Jesus wasn’t the first rabbi to tell people to love God and to love their neighbor. Many before
and since have said the same. But what is new is putting them both together, side-by-side. To
Jesus religion involved both love God and neighbor. And if we don’t love our neighbor or
anyone else for that matter, St. John tells us, then we really don’t love God. It’s as simple, basic
and challenging as that.
When Jesus commands us to love our neighbors, he doesn’t mean that we are to feel the same
way about them as we do about our spouses, our children, our parents and dear friends. Jesus
does mean that we must CARE for their welfare, THINK of their needs, and SINCERELY
DESIRE what is best for them. And by “our neighbor” Jesus doesn’t mean only those who live
around us. Jesus means all people everywhere.
A rabbi asked his students when they could tell that night had ended and day was beginning.

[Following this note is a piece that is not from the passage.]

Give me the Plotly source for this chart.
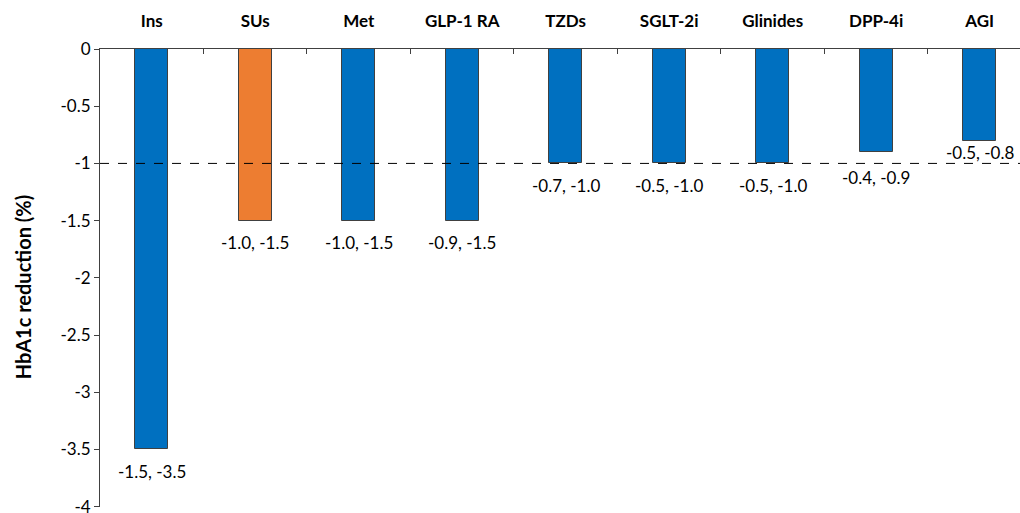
import plotly.graph_objects as go

# Drug classes and their HbA1c reduction ranges (%)
classes = ["Ins", "SUs", "Met", "GLP-1 RA", "TZDs", "SGLT-2i", "Glinides", "DPP-4i", "AGI"]
range_low = [-1.5, -1.0, -1.0, -0.9, -0.7, -0.5, -0.5, -0.4, -0.5]
range_high = [-3.5, -1.5, -1.5, -1.5, -1.0, -1.0, -1.0, -0.9, -0.8]
highlight = ["SUs"]

y_ticks = [0, -0.5, -1, -1.5, -2, -2.5, -3, -3.5, -4]
y_tick_text = ["0", "-0.5", "-1", "-1.5", "-2", "-2.5", "-3", "-3.5", "-4"]

BLUE = "#0070C0"
ORANGE = "#ED7D31"
FONT = "Lato, 'Open Sans', sans-serif"

colors = [ORANGE if c in highlight else BLUE for c in classes]

fig = go.Figure()
fig.add_trace(go.Bar(
    x=classes,
    y=range_high,
    width=0.32,
    marker=dict(color=colors, line=dict(color="#404040", width=1)),
    showlegend=False,
    hoverinfo="skip",
))

# Range labels under each bar
label_shift = {"DPP-4i": -26, "AGI": -12}
for c, lo, hi in zip(classes, range_low, range_high):
    fig.add_annotation(
        x=c, y=hi, xref="x", yref="y",
        text=f"{lo:.1f}, {hi:.1f}",
        showarrow=False,
        yanchor="middle",
        yshift=label_shift.get(c, -22),
        font=dict(family=FONT, size=17, color="#000000"),
    )

# Reference line at -1 %
fig.add_shape(
    type="line", xref="paper", yref="y",
    x0=0, x1=1, y0=-1, y1=-1,
    line=dict(color="#000000", width=1, dash="dash"),
    layer="above",
)

# Y-axis title
fig.add_annotation(
    xref="paper", yref="paper", x=0, y=0.48,
    xanchor="center", yanchor="middle",
    xshift=-77, text="<b>HbA1c reduction (%)</b>",
    textangle=-90, showarrow=False,
    font=dict(family=FONT, size=20, color="#000000"),
)

fig.update_layout(
    width=1020, height=513,
    margin=dict(l=100, r=0, t=49, b=6),
    paper_bgcolor="white", plot_bgcolor="white",
    font=dict(family=FONT, size=17, color="#000000"),
    bargap=0,
)
fig.update_xaxes(
    side="top",
    type="category",
    range=[-0.5, 8.39],
    tickson="boundaries",
    ticks="inside",
    ticklen=5,
    tickcolor="#404040",
    showline=True,
    linecolor="#404040",
    linewidth=1,
    showgrid=False,
    zeroline=False,
    automargin=False,
    ticklabelstandoff=14,
    tickfont=dict(family=FONT, size=17, color="#000000", weight="bold"),
)
fig.update_yaxes(
    range=[-4.003, 0],
    tickvals=y_ticks,
    ticktext=y_tick_text,
    ticks="outside",
    ticklen=5,
    tickcolor="#404040",
    showline=True,
    linecolor="#404040",
    linewidth=1,
    showgrid=False,
    zeroline=False,
    automargin=False,
    ticklabeloverflow="allow",
    tickfont=dict(family=FONT, size=17, color="#000000"),
)

fig.write_html("out.html")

1 student spoke up and said, “Could it be when you looked at a TREE in the distance and could
tell whether it was a fig or an olive tree?” “No,” said the rabbi. A second pupil suggested,
“Could it be when you see an ANIMAL in the distance and can tell whether it is a sheep or a
goat?” The rabbi shook his head. When each of his students tried and failed, the Rabbi said,
“You can tell when night has ended and day has begun when you can look at the face of any
man or woman and see that he or she is your brother or sister. Because if you can’t do that,
then no matter what time it is, it is still night.”